Luís Mesquita tem 33 anos e a meio do Mestrado em Arquitetura na Universidade do Porto, fez uma pausa e veio viver para os Açores. Foi também o amor que o trouxe a São Miguel e ao “trabalho para pagar contas”, mas que nunca o satisfez. “Trabalhei em restauração, mas não gostava do que fazia e por isso decidi arriscar neste curso na ilha Terceira”. O jovem portuense garante que a oportunidade surgiu “na altura certa por estar numa fase de decisão do que fazer com a minha vida.
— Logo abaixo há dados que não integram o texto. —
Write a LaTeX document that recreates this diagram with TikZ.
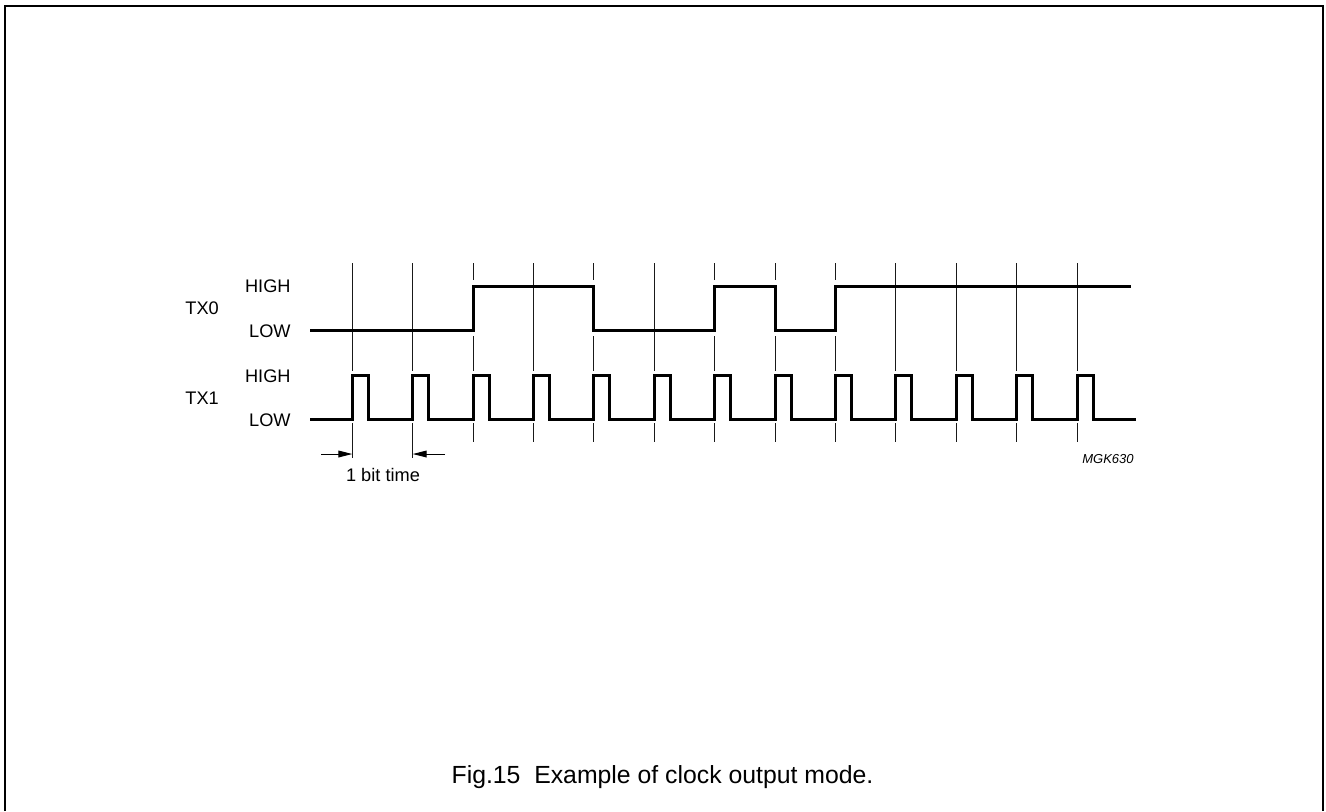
\documentclass[tikz,border=0pt]{standalone}
\usepackage{fontspec}
\setmainfont{Liberation Sans}
\usetikzlibrary{arrows.meta}
\tikzset{
    wave/.style={line width=1.5pt,line join=miter},
    gridline/.style={line width=0.5pt,black!90},
    levellabel/.style={anchor=east,inner sep=0pt,font=\fontsize{9.1}{11}\selectfont},
    signallabel/.style={anchor=west,inner sep=0pt,font=\fontsize{9.1}{11}\selectfont},
    bitarrow/.style={-{Triangle[length=7pt,width=3.4pt]},line width=0.5pt},
    codelabel/.style={anchor=base east,inner sep=0pt,font=\fontsize{6.5}{8}\selectfont\itshape},
    caption/.style={anchor=base,inner sep=0pt,font=\fontsize{12.4}{14}\selectfont}
}

\begin{document}
\begin{tikzpicture}[x=0.5pt,y=-0.5pt]
\useasboundingbox (0,0) rectangle (1326,811);
\draw[line width=1.1pt] (5,811) -- (5,6) -- (1323,6) -- (1323,811);

% bit boundaries without TX0 edge
\foreach \k in {0,1,3,5,9,10,11,12} {
    \pgfmathsetmacro\bx{352.3+60.4*\k}
    \draw[gridline] (\bx,263) -- (\bx,371);
}
% bit boundaries with TX0 edge
\foreach \k in {2,4,6,7,8} {
    \pgfmathsetmacro\bx{352.3+60.4*\k}
    \draw[gridline] (\bx,263) -- (\bx,280);
    \draw[gridline] (\bx,336) -- (\bx,371);
}
% below TX1
\foreach \k in {2,...,12} {
    \pgfmathsetmacro\bx{352.3+60.4*\k}
    \draw[gridline] (\bx,423) -- (\bx,442);
}
\draw[gridline] (352.3,423) -- (352.3,458);
\draw[gridline] (412.7,423) -- (412.7,458);

% waveforms
\draw[wave] (310,330) -| (473.1,286) -| (593.9,330) -| (714.7,286)
    -| (775.1,330) -| (835.5,286) -- (1131,286);
\draw[wave] (310,419) \foreach \k in {0,...,12} {
    -- ({352.3+60.4*\k},419) -- ++(0,-44) -- ++(16,0) -- ++(0,44)
    } -- (1136,419);

\node[signallabel] (tx0) at (185,308) {TX0};
\node[levellabel] (tx0high) at (291,286) {HIGH};
\node[levellabel] (tx0low) at (291,331) {LOW};
\node[signallabel] (tx1) at (185,398) {TX1};
\node[levellabel] (tx1high) at (291,376) {HIGH};
\node[levellabel] (tx1low) at (291,420) {LOW};

\coordinate (bitstartL) at (321,454);
\coordinate (bitstart) at (352.3,454);
\coordinate (bitendR) at (445,454);
\coordinate (bitend) at (412.7,454);
\draw[bitarrow] (bitstartL) -- (bitstart);
\draw[bitarrow] (bitendR) -- (bitend);
\node[inner sep=0pt,font=\fontsize{9.1}{11}\selectfont] (bittime) at (383,475) {1 bit time};

\node[codelabel] (code) at (1134,463) {MGK630};
\node[caption] (fig) at (662.5,783) {Fig.15\ \ Example of clock output mode.};
\end{tikzpicture}
\end{document}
Já tinha um desejo adormecido de estudar e aprender programação”.

Frequentou a Academia de Código entre janeiro e maio e a arquitetura deixou de imediato de ser uma meta.

Luís enumerou ao Açoriano Oriental os motivos que o levam a fazer um balanço muito positivo da experiência formativa: “É muito bom, não só pela qualidade da formação em si mas também pelas relações – quase familiares – que se fazem entre formadores e formandos, pelo próprio ambiente dentro do curso que é muito bom e, acima de tudo, pelas portas que se abrem”.

Luís Mesquita conta ainda que, durante a formação, as empresas incubadas no Terceira Tech Island começam a acompanhar os jovens com o objetivo de recrutá-los no imediato momento da conclusão. “A própria Academia de Código potencia essa articulação e organiza momentos para que as empresas se apresentem aos candidatos a programadores. “Eu terminei o curso em maio e na semana seguinte comecei a receber contactos para entrevistas. Fiz umas cinco ou seis e tive uma proposta 3 semanas depois de concluir a formação e em menos de um mês estava a trabalhar”. Quanto aos colegas de curso, o programador garante que praticamente todos conseguiram trabalho e os que não estão a programar decidiram voltar aos trabalhos que tinham anteriormente. Mas essa não é uma opção para Luís.
A programação roubou o lugar à arquitetura e os Açores serão agora a casa do portuense nos próximos anos.